فَإِنَّ خَيْرَ الكَلَامِ كَلَامُ اللهِ وَخَيْرَ الهَدْيِ هَدْيُ رَسُوْلِ
اللهِ وَشَرَّ الأُمُوْرِ مُحْدَثَاتُهَا وَكُلَّ بِدْعَةٍ ضَلَالَةٌ.
فَاتَّقُوْا اللهَ تَبْلُغُوْا رِضْوَانَهُ وَجَنَّاتَهُ، وَتَنْجُوْ مِنْ غَضَبِهِ وَعُقُوْبَاتِهِ.
Ibadallah,
Ujian adalah suatu yang pasti menimpa orang mukmin. Ujian bisa
berbentuk perkara yang menyenangkan atau bisa juga berwujud sesuatu yang
menyusahkan. Allah ‘Azza wa Jalla berfirman :
كُلُّ نَفْسٍ ذَائِقَةُ الْمَوْتِ ۗ وَنَبْلُوكُمْ بِالشَّرِّ وَالْخَيْرِ فِتْنَةً ۖ وَإِلَيْنَا تُرْجَعُونَ
“Tiap-tiap yang berjiwa akan merasakan mati. Kami akan menguji kamu
dengan keburukan dan kebaikan sebagai cobaan (yang sebenar-benarnya).
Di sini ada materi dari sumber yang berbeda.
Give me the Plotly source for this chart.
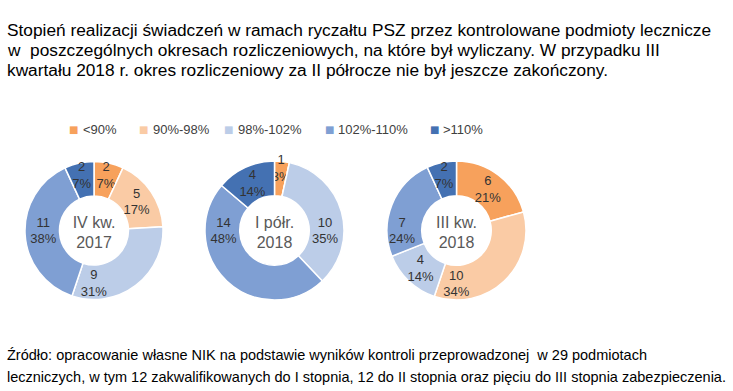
import plotly.graph_objects as go

categories = ["<90%", "90%-98%", "98%-102%", "102%-110%", ">110%"]
colors = ["#F7A15C", "#FACBA5", "#BCCDE8", "#7F9FD3", "#4471B2"]

periods = ["IV kw.<br>2017", "I półr.<br>2018", "III kw.<br>2018"]
values_iv2017 = [2, 5, 9, 11, 2]
values_i2018 = [1, 0, 10, 14, 4]
values_iii2018 = [6, 10, 4, 7, 2]
pct_iv2017 = ["7%", "17%", "31%", "38%", "7%"]
pct_i2018 = ["3%", "0%", "35%", "48%", "14%"]
pct_iii2018 = ["21%", "34%", "14%", "24%", "7%"]

title_lines = [
    "Stopień realizacji świadczeń w ramach ryczałtu PSZ przez kontrolowane podmioty lecznicze",
    "w  poszczególnych okresach rozliczeniowych, na które był wyliczany. W przypadku III",
    "kwartału 2018 r. okres rozliczeniowy za II półrocze nie był jeszcze zakończony.",
]
footer_lines = [
    "Źródło: opracowanie własne NIK na podstawie wyników kontroli przeprowadzonej  w 29 podmiotach",
    "leczniczych, w tym 12 zakwalifikowanych do I stopnia, 12 do II stopnia oraz pięciu do III stopnia zabezpieczenia.",
]

W, H = 733, 391
FONT = "Liberation Sans, Arial"
TXT = "#333333"

domains = [(25, 163), (205, 344), (387, 526)]
ytop, ybot = 161, 300
series = [values_iv2017, values_i2018, values_iii2018]
pcts = [pct_iv2017, pct_i2018, pct_iii2018]

fig = go.Figure()
for i, (vals, pc, per, (x0, x1)) in enumerate(zip(series, pcts, periods, domains)):
    fig.add_trace(go.Pie(
        labels=categories, values=vals, text=pc,
        texttemplate=["%{value}<br>%{text}" if v > 0 else "" for v in vals],
        textposition="inside", insidetextorientation="horizontal",
        textfont=dict(family=FONT, size=13, color=TXT),
        hole=0.5, sort=False, direction="clockwise", rotation=0,
        marker=dict(colors=colors, line=dict(color="white", width=1.5)),
        domain=dict(x=[x0 / W, x1 / W], y=[1 - ybot / H, 1 - ytop / H]),
        title=dict(text=per, position="middle center",
                   font=dict(family=FONT, size=16, color="#595959")),
        showlegend=False, hoverinfo="label+value+percent",
    ))

annotations = []
for k, line in enumerate(title_lines):
    annotations.append(dict(text=line, x=5 / W, y=1 - (30 + 20 * k) / H, xref="paper", yref="paper",
                            xanchor="left", yanchor="middle", showarrow=False,
                            font=dict(family=FONT, size=17.3, color="#000000")))
for k, line in enumerate(footer_lines):
    annotations.append(dict(text=line, x=5 / W, y=1 - (355 + 22 * k) / H, xref="paper", yref="paper",
                            xanchor="left", yanchor="middle", showarrow=False,
                            font=dict(family=FONT, size=14.5, color="#000000")))

# legend row (keys drawn as text glyphs)
legend_sq_x = [73.5, 143.5, 228.5, 329, 434]
legend_y = 130
for cat, col, sx in zip(categories, colors, legend_sq_x):
    annotations.append(dict(text="■", x=sx / W, y=1 - legend_y / H, xref="paper", yref="paper",
                            xanchor="center", yanchor="middle", showarrow=False,
                            font=dict(family="DejaVu Sans", size=10, color=col)))
    annotations.append(dict(text=cat, x=(sx + 7) / W, y=1 - legend_y / H, xref="paper", yref="paper",
                            xanchor="left", yanchor="middle", showarrow=False,
                            font=dict(family=FONT, size=13, color="#404040")))

fig.update_layout(
    width=W, height=H, margin=dict(l=0, r=0, t=0, b=0),
    paper_bgcolor="white", plot_bgcolor="white",
    uniformtext=dict(minsize=13, mode="show"),
    showlegend=False,
    annotations=annotations,
)

fig.write_html("out.html", config={"displayModeBar": False},
               post_script="document.body.style.margin='0';")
Dan hanya kepada Kamilah kamu dikembalikan.” (QS. al-Anbiya’: 35).
Kematian akan menimpa semua jiwa makhluk. Sesungguhnya kematian
merupakan minuman yang yang harus direguk, walaupun seorang manusia itu
sudah hidup lama dan diberi umur panjang bertahun-tahun pasti akan
merasakan kematian. Tetapi Allah ‘Azza wa Jalla menciptakan
para hamba-Nya di dunia, memberikan kepada mereka perintah dan larangan,
menguji mereka dengan kebaikan dan keburukan, dengan kekayaan dan
kemiskinan, kemuliaan dan kehinaan, kehidupan dan kematian, sebagai
cobaan dari Allah ‘Azza wa Jalla untuk menguji mereka, siapa di
antara mereka yang paling baik perbuataannya ? Siapa yang akan tersesat
atau selamat di tempat-tempat ujian?
Ibadallah,
Di antara bentuk ujian yang Allah ‘Azza wa Jalla berikan
kepada para hamba-Nya adalah dengan mewafatkan orang tersayang, baik itu
orang tua, suami, istri, anak, saudara, atau lainnya.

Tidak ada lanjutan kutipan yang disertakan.